Everybody copes with stress in his or her own way. Some people focus on solving the problem that causes stress, while others alleviate stress by venting and sharing their feelings. Previous research has studied problem-focused and emotion-focused strategies at length. Avoidant coping, characterized by using denial or detachment as a method of avoiding the stressful feelings, has also been examined in great detail. But until now, few studies have looked at how coping profiles, combinations of coping techniques, affect psychological distress, and more specifically, stress, anxiety, and depression. Chris A. Eisenbarth of the Department of Health Promotion and Human Performance at Weber State University in Utah decided to explore how combinations of coping strategies worked to effect distress.
In a sample of 349 young adult college students, Eisenbarth studied which coping methods were used most often, used least often, and which were used in conjunction with one another to achieve the largest decreases in distress. He also examined the level of help-seeking that the students sought and how it related to outcome. Eisenbarth used cluster analysis to reveal several unique coping profiles. Participants who focused on emotional and problem solving with low avoidance and moderate help seeking behaviors had the lowest levels of distress. “Conversely, students with high avoidance coping, moderate support seeking, and low levels of problem- and emotion-focused coping reported the highest levels of psychological distress,” said Eisenbarth.
These findings demonstrate that coping strategies are not exclusive of one another, but rather, work in concert to alleviate or exacerbate stress.

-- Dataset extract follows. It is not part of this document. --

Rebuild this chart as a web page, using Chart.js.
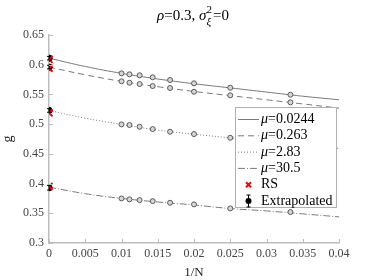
<!DOCTYPE html>
<html>
<head>
<meta charset="utf-8">
<script src="https://cdn.jsdelivr.net/npm/chart.js@4"></script>
<style>
  html, body { margin: 0; padding: 0; background: #fff; }
  #wrap { width: 374px; height: 280px; }
</style>
</head>
<body>
<div id="wrap"><canvas id="myChart" width="374" height="280"></canvas></div>
<script>
// 1/N of the simulated sizes (N = 100, 90, 80, 70, 60, 50, 40, 30)
const invN = [0.0100, 0.0111, 0.0125, 0.0143, 0.0167, 0.0200, 0.0250, 0.0333];
const muLabels = ['0.0244', '0.263', '2.83', '30.5'];

// simulated g at each 1/N
const gMu1 = [0.5855, 0.5838, 0.5822, 0.5788, 0.5742, 0.5687, 0.5613, 0.5495];
const gMu2 = [0.5721, 0.5697, 0.5675, 0.5641, 0.5608, 0.5545, 0.5485, 0.5367];
const gMu3 = [0.4996, 0.4985, 0.4956, 0.4917, 0.4872, 0.4833, 0.4771, 0.4680];
const gMu4 = [0.3750, 0.3734, 0.3722, 0.3705, 0.3677, 0.3650, 0.3582, 0.3520];

// fitted curves
const fitX = [0, 0.005, 0.01, 0.015, 0.02, 0.025, 0.03, 0.035, 0.04];
const fitMu1 = [0.611, 0.597, 0.5855, 0.576, 0.568, 0.561, 0.554, 0.547, 0.541];
const fitMu2 = [0.596, 0.583, 0.572, 0.563, 0.555, 0.548, 0.541, 0.534, 0.527];
const fitMu3 = [0.523, 0.510, 0.4996, 0.490, 0.483, 0.477, 0.471, 0.465, 0.459];
const fitMu4 = [0.394, 0.383, 0.375, 0.369, 0.364, 0.358, 0.354, 0.349, 0.344];

// values at 1/N = 0
const extrapG = [0.611, 0.596, 0.523, 0.393];
const extrapErr = [0.003, 0.003, 0.003, 0.004];
const rsG = [0.609, 0.594, 0.519, 0.395];

const xTicks = [0, 0.005, 0.01, 0.015, 0.02, 0.025, 0.03, 0.035, 0.04];
const yTicks = [0.3, 0.35, 0.4, 0.45, 0.5, 0.55, 0.6, 0.65];

const serif = '"Liberation Serif", "DejaVu Serif", serif';
const lineGrey = '#7a7a7a';
const dashes = [[], [6, 4], [1, 2], [7, 2, 1, 2]];

function pts(xs, ys) {
    return xs.map((x, i) => ({ x: x, y: ys[i] }));
}

const fits = [fitMu1, fitMu2, fitMu3, fitMu4];
const sims = [gMu1, gMu2, gMu3, gMu4];

let datasets = [];
// RS drawn on top, then extrapolated, then simulation points, then fits
datasets.push({
    label: 'RS',
    order: 0,
    data: rsG.map(g => ({ x: 0, y: g })),
    showLine: false,
    pointStyle: 'crossRot',
    pointRadius: 5,
    borderColor: '#ff0000',
    borderWidth: 2
});
datasets.push({
    label: 'Extrapolated',
    order: 1,
    data: extrapG.map(g => ({ x: 0, y: g })),
    showLine: false,
    pointStyle: 'circle',
    pointRadius: 3.2,
    backgroundColor: '#000',
    borderColor: '#000',
    borderWidth: 1
});
sims.forEach((s, i) => {
    datasets.push({
        label: 'sim' + i,
        order: 2,
        data: pts(invN, s),
        showLine: false,
        pointStyle: 'circle',
        pointRadius: 2.5,
        borderColor: '#5a5a5a',
        backgroundColor: '#d6d6d6',
        borderWidth: 1
    });
});
fits.forEach((f, i) => {
    datasets.push({
        label: 'μ=' + muLabels[i],
        order: 3,
        data: pts(fitX, f),
        showLine: true,
        borderColor: lineGrey,
        borderWidth: 1,
        borderDash: dashes[i],
        tension: 0.4,
        pointRadius: 0,
        fill: false
    });
});

// error bars on extrapolated points, inward ticks, title, legend
const extras = {
    id: 'extras',
    afterDatasetsDraw(chart) {
        const ctx = chart.ctx;
        const xs = chart.scales.x, ys = chart.scales.y;
        ctx.save();
        ctx.strokeStyle = '#000';
        ctx.lineWidth = 1;
        extrapG.forEach((g, i) => {
            const px = xs.getPixelForValue(0);
            const top = ys.getPixelForValue(g + extrapErr[i]);
            const bot = ys.getPixelForValue(g - extrapErr[i]);
            ctx.beginPath();
            ctx.moveTo(px, top); ctx.lineTo(px, bot);
            ctx.moveTo(px - 2, top); ctx.lineTo(px + 2, top);
            ctx.moveTo(px - 2, bot); ctx.lineTo(px + 2, bot);
            ctx.stroke();
        });
        ctx.restore();
    },
    afterDraw(chart) {
        const ctx = chart.ctx;
        const xs = chart.scales.x, ys = chart.scales.y;
        const area = chart.chartArea;
        ctx.save();
        // inward ticks
        ctx.strokeStyle = '#bdbdbd';
        ctx.lineWidth = 1;
        xTicks.forEach(v => {
            const px = Math.round(xs.getPixelForValue(v)) + 0.5;
            ctx.beginPath();
            ctx.moveTo(px, area.bottom); ctx.lineTo(px, area.bottom - 4);
            ctx.stroke();
        });
        yTicks.forEach(v => {
            const py = Math.round(ys.getPixelForValue(v)) + 0.5;
            ctx.beginPath();
            ctx.moveTo(area.left, py); ctx.lineTo(area.left + 4, py);
            ctx.stroke();
        });

        // title with super/subscript
        ctx.fillStyle = '#000';
        ctx.textBaseline = 'alphabetic';
        ctx.textAlign = 'left';
        const parts = [
            { t: 'ρ', f: 'italic 15px ' + serif },
            { t: '=0.3, ', f: '15px ' + serif },
            { t: 'σ', f: 'italic 15px ' + serif }
        ];
        let w = 0;
        parts.forEach(p => { ctx.font = p.f; w += ctx.measureText(p.t).width; });
        ctx.font = '11px ' + serif;
        const supW = ctx.measureText('2').width;
        ctx.font = '15px ' + serif;
        w += supW + 1 + ctx.measureText('=0').width;
        let x = 193 - w / 2;
        const base = 20;
        parts.forEach(p => {
            ctx.font = p.f;
            ctx.fillText(p.t, x, base);
            x += ctx.measureText(p.t).width;
        });
        ctx.font = '11px ' + serif;
        ctx.fillText('2', x, base - 7);
        ctx.font = 'italic 11px ' + serif;
        ctx.fillText('ξ', x, base + 5);
        x += supW + 1;
        ctx.font = '15px ' + serif;
        ctx.fillText('=0', x, base);

        // legend box
        const lx = 235.5, ly = 107.5, lw = 101, lh = 100;
        ctx.fillStyle = '#fff';
        ctx.fillRect(lx, ly, lw, lh);
        ctx.strokeStyle = '#b0b0b0';
        ctx.strokeRect(lx, ly, lw, lh);
        const rowY = i => 119.5 + i * 16.3;
        for (let i = 0; i < 4; i++) {
            const yy = rowY(i);
            ctx.strokeStyle = lineGrey;
            ctx.setLineDash(dashes[i]);
            ctx.beginPath();
            ctx.moveTo(238, yy); ctx.lineTo(259, yy);
            ctx.stroke();
            ctx.setLineDash([]);
            ctx.fillStyle = '#000';
            ctx.textBaseline = 'middle';
            ctx.font = 'italic 14px ' + serif;
            ctx.fillText('μ', 261, yy);
            const mw = ctx.measureText('μ').width;
            ctx.font = '14px ' + serif;
            ctx.fillText('=' + muLabels[i], 261 + mw, yy);
        }
        // RS entry
        let yy = rowY(4);
        ctx.strokeStyle = '#ff0000';
        ctx.lineWidth = 2;
        ctx.beginPath();
        ctx.moveTo(246, yy - 2.5); ctx.lineTo(251, yy + 2.5);
        ctx.moveTo(251, yy - 2.5); ctx.lineTo(246, yy + 2.5);
        ctx.stroke();
        ctx.fillStyle = '#000';
        ctx.font = '14px ' + serif;
        ctx.fillText('RS', 261, yy);
        // extrapolated entry
        yy = rowY(5);
        ctx.strokeStyle = '#000';
        ctx.lineWidth = 1;
        ctx.beginPath();
        ctx.moveTo(248.5, yy - 6); ctx.lineTo(248.5, yy + 6);
        ctx.moveTo(246.5, yy - 6); ctx.lineTo(250.5, yy - 6);
        ctx.moveTo(246.5, yy + 6); ctx.lineTo(250.5, yy + 6);
        ctx.stroke();
        ctx.beginPath();
        ctx.arc(248.5, yy, 3, 0, Math.PI * 2);
        ctx.fill();
        ctx.fillText('Extrapolated', 261, yy);
        ctx.restore();
    }
};

function buildChart() {
    const ctx = document.getElementById('myChart');
    new Chart(ctx, {
        type: 'scatter',
        data: { datasets: datasets },
        options: {
            responsive: false,
            animation: false,
            layout: { padding: { top: 35, right: 35, left: 0, bottom: 0 } },
            plugins: {
                legend: { display: false },
                tooltip: { enabled: false },
                title: { display: false }
            },
            scales: {
                x: {
                    type: 'linear',
                    min: 0,
                    max: 0.04,
                    afterBuildTicks: s => { s.ticks = xTicks.map(v => ({ value: v })); },
                    afterFit: s => { s.height = 37; },
                    grid: { display: false, drawTicks: false },
                    border: { display: true, color: '#bdbdbd', width: 1.5 },
                    ticks: {
                        color: '#444',
                        font: { family: serif, size: 12 },
                        padding: 4,
                        maxRotation: 0,
                        autoSkip: false,
                        callback: v => String(parseFloat(v.toFixed(3)))
                    },
                    title: {
                        display: true,
                        text: '1/N',
                        color: '#222',
                        font: { family: serif, size: 13 },
                        padding: { top: 2, bottom: 0 }
                    }
                },
                y: {
                    type: 'linear',
                    min: 0.3,
                    max: 0.65,
                    afterBuildTicks: s => { s.ticks = yTicks.map(v => ({ value: v })); },
                    afterFit: s => { s.width = 49; },
                    grid: { display: false, drawTicks: false },
                    border: { display: true, color: '#bdbdbd', width: 1.5 },
                    ticks: {
                        color: '#444',
                        font: { family: serif, size: 12 },
                        padding: 5,
                        autoSkip: false,
                        callback: v => String(parseFloat(v.toFixed(2)))
                    },
                    title: {
                        display: true,
                        text: 'g',
                        color: '#222',
                        font: { family: serif, size: 14 },
                        padding: { top: 0, bottom: 2 }
                    }
                }
            }
        },
        plugins: [extras]
    });
}

// make sure the serif faces are loaded before drawing on the canvas
Promise.all([
    document.fonts.load('12px "Liberation Serif"'),
    document.fonts.load('italic 14px "Liberation Serif"'),
    document.fonts.load('12px "DejaVu Serif"')
]).catch(() => {}).then(buildChart);
</script>
</body>
</html>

For example, people who are less stressed after venting about an issue may be able to think more clearly about how to resolve, or solve, the problem that causes the stress. In the same way, focusing on the solution may lessen the perceived threat attached to the stressor, and allow for more emotional coping. Eisenbarth also noticed that help-seeking was very beneficial when it was used in moderation and when other adaptive techniques were being employed. Eisenbarth hopes that this research can be used to enhance interventions designed to reduce maladaptive coping strategies such as avoidance, and that these results will help inform clinicians that a combination of positive coping methods may be a viable option for clients struggling with psychological distress.
Eisenbarth, Chris. Coping profiles and psychological distress: A cluster analysis. North American Journal of Psychology 14.3 (2012): 485-96. Print.